Hope that helps, thanks again for the questions and for being a customer. Always feel free to ping me directly if you have any questions or concerns.

Do share examples! Sounds very interesting.

Definitely an interesting discussion and thank you for being a great site!

The thing I am still unable to get my head around is that whether the item is a birth Year item a celebratory item, an overseas buyer, or a collector filling out a vertical - the same product can be had for significantly less from trusted retailers even within the same state!

I do appreciate your marketing is probably driving business however the pure commerce of buying something for twice the price when it can be had elsewhere doesn’t make a lot of sense. Additionally it is my understanding that wine generally sells at auction for less than they it does at retail whereas in this particular case the exact same bottle that we are discussing could purchased at retail at a lesser price.

Well ultimately I’m not looking for an answer I am a firm believer of common sense and something here isn’t quite making sense for me…

Regardless I guess it’s good for the seller!

Cheers.

Lucas


I’ve seen this happen in other auctions as well. Last year at K&L, several bottles of Pichon Lalande (either 2000 or 1996, I don’t recall exactly) sold for 2x their retail price at that time - and the same wine was in stock at K&L on that day (roughly speaking, the wine was listed at $200 retail and the lot hammered for $400/bottle).

One explanation I could come up with is that there may be people who are trying to accumulate certain wines, and they don’t care to finesse the auction pricing - maybe they are going to bid on ten lots and try to win them all, so they just pick a price that will win, knowing that most of the time, the hammer price will be reasonable. Then if two such people collide, you get a weird price.

These might be brokers as well, where they need to amass some number of bottles and care more about average price.
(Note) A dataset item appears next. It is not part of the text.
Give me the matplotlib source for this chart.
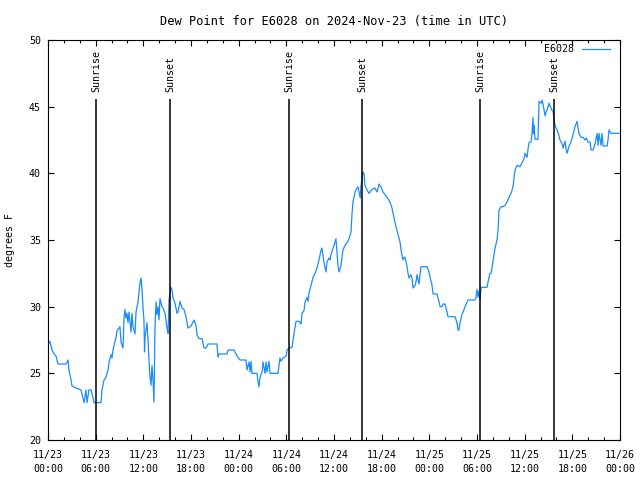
import matplotlib
matplotlib.use('Agg')
import matplotlib.pyplot as plt
from matplotlib.ticker import MultipleLocator

# hours since 11/23 00:00 UTC and dew point in deg F
hours = [0.00, 0.25, 0.50, 0.76, 1.01, 1.26, 2.27, 2.52, 2.64, 2.90, 3.02, 3.52, 4.15, 4.28, 4.53, 4.78, 4.91,
         5.16, 5.41, 5.66, 5.79, 6.67, 6.80, 7.05, 7.30, 7.55, 7.68, 7.93, 8.06, 8.18, 8.56, 8.69, 9.06, 9.19,
         9.44, 9.57, 9.69, 9.82, 9.94, 10.07, 10.20, 10.45, 10.57, 10.70, 10.95, 11.08, 11.33, 11.58, 11.71,
         11.83, 11.96, 12.08, 12.15, 12.21, 12.46, 12.59, 12.71, 12.84, 12.97, 13.09, 13.22, 13.34, 13.47,
         13.60, 13.72, 13.85, 13.97, 14.10, 14.35, 14.48, 14.73, 14.98, 15.11, 15.23, 15.48, 15.61, 15.74,
         15.99, 16.24, 16.36, 16.62, 16.87, 17.12, 17.37, 17.62, 18.00, 18.38, 18.63, 18.76, 19.01, 19.39,
         19.64, 19.89, 20.14, 21.27, 21.40, 21.53, 22.53, 22.66, 23.41, 23.79, 24.17, 24.92, 25.05, 25.30,
         25.43, 25.55, 25.68, 26.31, 26.44, 26.56, 26.69, 26.94, 27.07, 27.32, 27.45, 27.57, 27.82, 27.95,
         28.95, 29.20, 29.33, 29.58, 29.96, 30.09, 30.34, 30.71, 30.97, 31.22, 31.60, 31.85, 31.97, 32.23,
         32.35, 32.60, 32.73, 32.85, 33.11, 33.36, 33.61, 33.86, 34.11, 34.37, 34.49, 34.74, 34.99, 35.12,
         35.37, 35.50, 35.62, 35.88, 36.00, 36.25, 36.38, 36.51, 36.63, 36.88, 37.01, 37.13, 37.39, 37.64,
         37.89, 38.14, 38.27, 38.39, 38.65, 38.90, 39.02, 39.15, 39.30, 39.40, 39.65, 39.78, 39.90, 40.16,
         40.41, 40.79, 41.16, 41.42, 41.67, 41.92, 42.17, 42.42, 42.67, 43.05, 43.30, 43.56, 43.81, 44.06,
         44.31, 44.44, 44.69, 44.81, 44.94, 45.19, 45.32, 45.44, 45.69, 45.82, 45.95, 46.20, 46.32, 46.45,
         46.70, 46.83, 46.95, 47.71, 47.96, 48.09, 48.34, 48.46, 48.97, 49.22, 49.35, 49.60, 49.72, 49.97,
         50.23, 50.35, 51.23, 51.48, 51.61, 51.74, 51.86, 52.11, 52.24, 52.49, 52.74, 52.87, 53.75, 53.88,
         54.00, 54.13, 54.25, 54.38, 54.51, 55.26, 55.51, 55.64, 55.77, 56.02, 56.14, 56.27, 56.52, 56.65,
         56.77, 57.03, 57.28, 57.53, 57.78, 58.03, 58.28, 58.54, 58.66, 58.79, 59.04, 59.42, 59.67, 59.92,
         60.05, 60.30, 60.42, 60.55, 60.80, 60.93, 61.05, 61.10, 61.18, 61.30, 61.68, 61.75, 61.81, 62.06,
         62.19, 62.31, 62.57, 62.69, 62.82, 63.07, 63.32, 63.45, 63.57, 63.70, 63.83, 63.95, 64.08, 64.33,
         64.45, 64.71, 64.83, 65.08, 65.21, 65.34, 65.59, 65.84, 66.09, 66.34, 66.59, 66.72, 66.85, 67.10,
         67.35, 67.60, 67.73, 67.98, 68.23, 68.36, 68.61, 68.86, 69.11, 69.24, 69.36, 69.61, 69.74, 69.87,
         70.37, 70.49, 70.62, 70.87, 71.88]
dewpoint = [27.2, 27.4, 26.75, 26.45, 26.3, 25.7, 25.7, 26.0, 25.25, 24.5, 24.05, 23.9, 23.75, 23.45, 22.8, 23.75, 22.8,
            23.75, 23.75, 23.2, 22.8, 22.8, 23.75, 24.5, 24.7, 25.25, 25.8, 26.4, 26.15, 26.75, 27.7, 28.2, 28.5, 27.35,
            26.9, 29.1, 29.8, 29.15, 29.5, 28.8, 29.6, 28.1, 29.5, 28.5, 27.95, 29.6, 30.35, 31.8, 32.15,
            31.3, 29.9, 29.0, 26.6, 27.7, 28.8, 27.5, 26.0, 24.7, 24.1, 25.6, 24.5, 22.85, 28.5,
            30.35, 29.4, 30.0, 29.0, 30.6, 30.0, 29.9, 29.5, 28.4, 28.0, 30.5, 31.45, 31.25, 30.65,
            30.25, 29.5, 29.6, 30.4, 29.9, 29.8, 29.25, 28.4, 28.55, 29.0, 28.6, 27.9, 27.6, 27.6,
            26.9, 26.9, 27.2, 27.2, 26.2, 26.45, 26.45, 26.75, 26.75, 26.3, 26.0, 26.0, 25.25, 25.85,
            25.1, 25.9, 25.0, 25.0, 24.35, 24.0, 24.7, 25.1, 25.85, 25.0, 25.85, 25.1, 25.9, 25.0,
            25.0, 26.15, 25.9, 26.15, 26.3, 26.75, 26.9, 26.95, 28.0, 28.9, 28.9, 28.7, 29.5, 29.7,
            30.35, 30.7, 30.4, 31.0, 31.6, 32.2, 32.5, 32.9, 33.5, 34.25, 34.4, 33.3, 32.6, 33.35,
            33.65, 33.5, 33.9, 34.4, 34.6, 35.1, 34.0, 33.0, 32.6, 33.1, 33.7, 34.25, 34.6, 34.8,
            35.1, 35.6, 37.0, 37.85, 38.6, 38.9, 39.0, 38.6, 38.15, 39.1, 40.1, 40.0, 39.1, 38.75,
            38.5, 38.8, 38.9, 38.6, 39.2, 39.0, 38.6, 38.4, 38.2, 37.85, 37.4, 36.65, 36.0, 35.4,
            34.85, 34.25, 33.5, 33.7, 33.7, 33.0, 32.5, 32.15, 32.4, 32.15, 31.4, 31.6, 31.85, 32.4,
            31.7, 32.4, 33.0, 33.0, 32.6, 32.2, 31.6, 30.95, 30.95, 30.35, 30.0, 30.0, 30.2, 30.2,
            29.6, 29.25, 29.25, 28.8, 28.25, 28.25, 28.8, 29.4, 29.6, 30.0, 30.35, 30.5, 30.5, 30.7,
            31.3, 30.7, 31.2, 30.5, 31.45, 31.45, 32.2, 32.5, 32.5, 33.4, 33.9, 34.4, 35.0, 35.75,
            37.25, 37.5, 37.5, 37.6, 37.85, 38.2, 38.5, 39.0, 39.65, 40.25, 40.6, 40.5, 40.8, 41.1,
            41.5, 41.2, 41.8, 42.3, 42.35, 43.0, 44.2, 43.0, 43.6, 42.55, 42.55, 44.0, 45.4, 45.25,
            45.5, 45.2, 44.3, 44.6, 44.75, 45.25, 44.9, 44.7, 44.7, 44.0, 43.6, 43.4, 43.25, 42.8,
            42.5, 42.2, 41.9, 42.4, 41.8, 41.5, 42.05, 42.35, 42.9, 43.5, 43.9, 43.4, 42.95, 42.7,
            42.7, 42.5, 42.65, 42.35, 42.35, 41.75, 41.75, 42.2, 43.0, 42.1, 43.0, 42.1, 43.0, 42.05,
            42.05, 42.5, 43.25, 43.0, 43.0]

sun_hours = [6.04, 15.36, 30.34, 39.53, 54.38, 63.70]
sun_labels = ['Sunrise', 'Sunset', 'Sunrise', 'Sunset', 'Sunrise', 'Sunset']

tick_hours = list(range(0, 73, 6))
tick_labels = ['11/23\n00:00', '11/23\n06:00', '11/23\n12:00', '11/23\n18:00',
               '11/24\n00:00', '11/24\n06:00', '11/24\n12:00', '11/24\n18:00',
               '11/25\n00:00', '11/25\n06:00', '11/25\n12:00', '11/25\n18:00',
               '11/26\n00:00']

plt.rcParams['font.family'] = 'DejaVu Sans Mono'
plt.rcParams['font.size'] = 7.2

fig = plt.figure(figsize=(6.4, 4.8), dpi=100)
ax = fig.add_axes([48/640, 40/480, 572/640, 400/480])

ax.plot(hours, dewpoint, color='#1a8cff', linewidth=0.9, label='E6028')

ax.vlines(sun_hours, 20, 45.55, color='black', linewidth=1.1)
for h, lab in zip(sun_hours, sun_labels):
    ax.text(h, 46.1, lab, rotation=90, ha='center', va='bottom')

ax.set_xlim(0, 72)
ax.set_ylim(20, 50)
ax.set_xticks(tick_hours)
ax.set_xticklabels(tick_labels, linespacing=1.5)
ax.xaxis.set_minor_locator(MultipleLocator(2))
ax.yaxis.set_major_locator(MultipleLocator(5))
ax.tick_params(which='both', direction='in', top=True, right=True, width=0.8)
ax.tick_params(which='major', length=4.5)
ax.tick_params(which='minor', length=2.5)
ax.tick_params(axis='x', pad=7)
ax.tick_params(axis='y', pad=5)
for s in ax.spines.values():
    s.set_linewidth(0.8)

ax.set_ylabel('degrees F', labelpad=10)
ax.set_title('Dew Point for E6028 on 2024-Nov-23 (time in UTC)', pad=11)
ax.legend(loc='upper right', bbox_to_anchor=(1 - 4/572, 1 + 2/400), markerfirst=False,
          frameon=False, handlelength=2.8, borderaxespad=0.2, handletextpad=0.8)

fig.savefig('out.png', dpi=100)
Another thought I had was that some people, possibly overseas, might have an easy way to get wines to them from a particular source, but couldn’t easily move wines from other places. That might cause them to overbid on a bottle they really want when it shows up in a particular place. Again, you need two over-bidders to collide, but these cases seem very rare.

Great call out here as you would need at least two bidders willing to pay this incredible premium on any given lot to drive pricing to these stratospheric amounts for wines that are readily available for less.

I didn’t even think of that!

Cheers,

Lucas

I was going to give this exact example

The competitive spirit coupled with a few extra glasses of wine probably makes for this sort of thing more often than is noticed. I think there are too many people willing to fork over extra cash just to stick it to the person they are competing with. At 2-3x valuation of a bottle available at retail? Well, I guess that’s the wine talking. :slight_smile:

The psychology definitely enters into it. Totally different marketing dynamic. What do you call it when you are the high bidder at an auction? Winning! People like to win, and they hate to lose. When A outbids B, A has bested B, and B is going to lose, and let A win, if B doesn’t step in and do something about it.

Obviously, many in B’s shoes will either bow out and console themselves with the thought that failing to pay more than you think the wine is worth is not really losing, or bow out once the price exceeds retail and just buy it at retail, but many others in B’s shoes get caught up in the moment and the competition. The good news is that they end up “winning”!

You are assuming people are “rational” actors, and this is not always the case. Despite what classical economical theory teaches us, the world is messier and many other factors come into play, as others have mentioned.

I do find this remarkable, esp given my own practice is that almost every bid I make at auction (except something I know is very inexpensive) is weighed against retail pricing if I can find it and all-in cost.